* **SHORT EXERCISE**:
Skip any picture you find and retype all the remaining lines exactly.

* **PROVIDED MATERIAL**:
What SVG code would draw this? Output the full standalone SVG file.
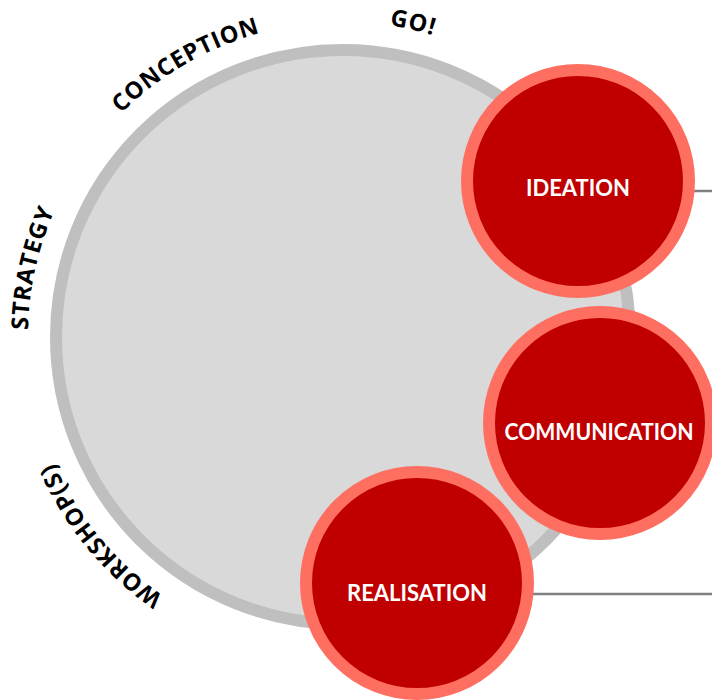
<svg xmlns="http://www.w3.org/2000/svg" xmlns:xlink="http://www.w3.org/1999/xlink" width="712" height="700" viewBox="0 0 712 700">
<style>
.arc{font-family:"Open Sans","DejaVu Sans",sans-serif;font-weight:700;font-size:23.5px;fill:#000;letter-spacing:0.8px}
.node circle{fill:#c00000;stroke:#ff6f61;stroke-width:12}
.node text{font-family:Lato,"Liberation Sans",sans-serif;font-weight:700;font-size:22px;fill:#fff;text-anchor:middle}
.conn line{stroke:#808080;stroke-width:2.5}
</style>
<defs>
<path id="ring" d="M 658 337 A 315 315 0 1 1 28 337 A 315 315 0 1 1 658 337"/>
</defs>
<rect width="712" height="700" fill="#fff"/>
<g id="main">
<circle cx="343" cy="337" r="287" fill="#d9d9d9" stroke="#bfbfbf" stroke-width="12"/>
</g>
<g id="labels" class="arc">
<text><textPath xlink:href="#ring" href="#ring" startOffset="773" text-anchor="middle">WORKSHOP(S)</textPath></text>
<text><textPath xlink:href="#ring" href="#ring" startOffset="1058" text-anchor="middle">STRATEGY</textPath></text>
<text><textPath xlink:href="#ring" href="#ring" startOffset="1319" text-anchor="middle">CONCEPTION</textPath></text>
<text><textPath xlink:href="#ring" href="#ring" startOffset="1553" text-anchor="middle">GO!</textPath></text>
</g>
<g id="connectors" class="conn">
<line x1="690" y1="191" x2="712" y2="191"/>
<line x1="530" y1="594" x2="712" y2="594"/>
</g>
<g id="ideation" class="node">
<circle cx="578" cy="181" r="111"/>
<text x="578" y="196">IDEATION</text>
</g>
<g id="communication" class="node">
<circle cx="600" cy="423" r="111"/>
<text x="599" y="440" textLength="189" lengthAdjust="spacingAndGlyphs">COMMUNICATION</text>
</g>
<g id="realisation" class="node">
<circle cx="417" cy="583" r="111"/>
<text x="417" y="601">REALISATION</text>
</g>
</svg>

* **RESULT OF THE TASK**:
What SVG code would draw this? Output the full standalone SVG file.
<svg xmlns="http://www.w3.org/2000/svg" xmlns:xlink="http://www.w3.org/1999/xlink" width="712" height="700" viewBox="0 0 712 700">
<style>
.arc{font-family:"Open Sans","DejaVu Sans",sans-serif;font-weight:700;font-size:23.5px;fill:#000;letter-spacing:0.8px}
.node circle{fill:#c00000;stroke:#ff6f61;stroke-width:12}
.node text{font-family:Lato,"Liberation Sans",sans-serif;font-weight:700;font-size:22px;fill:#fff;text-anchor:middle}
.conn line{stroke:#808080;stroke-width:2.5}
</style>
<defs>
<path id="ring" d="M 658 337 A 315 315 0 1 1 28 337 A 315 315 0 1 1 658 337"/>
</defs>
<rect width="712" height="700" fill="#fff"/>
<g id="main">
<circle cx="343" cy="337" r="287" fill="#d9d9d9" stroke="#bfbfbf" stroke-width="12"/>
</g>
<g id="labels" class="arc">
<text><textPath xlink:href="#ring" href="#ring" startOffset="773" text-anchor="middle">WORKSHOP(S)</textPath></text>
<text><textPath xlink:href="#ring" href="#ring" startOffset="1058" text-anchor="middle">STRATEGY</textPath></text>
<text><textPath xlink:href="#ring" href="#ring" startOffset="1319" text-anchor="middle">CONCEPTION</textPath></text>
<text><textPath xlink:href="#ring" href="#ring" startOffset="1553" text-anchor="middle">GO!</textPath></text>
</g>
<g id="connectors" class="conn">
<line x1="690" y1="191" x2="712" y2="191"/>
<line x1="530" y1="594" x2="712" y2="594"/>
</g>
<g id="ideation" class="node">
<circle cx="578" cy="181" r="111"/>
<text x="578" y="196">IDEATION</text>
</g>
<g id="communication" class="node">
<circle cx="600" cy="423" r="111"/>
<text x="599" y="440" textLength="189" lengthAdjust="spacingAndGlyphs">COMMUNICATION</text>
</g>
<g id="realisation" class="node">
<circle cx="417" cy="583" r="111"/>
<text x="417" y="601">REALISATION</text>
</g>
</svg>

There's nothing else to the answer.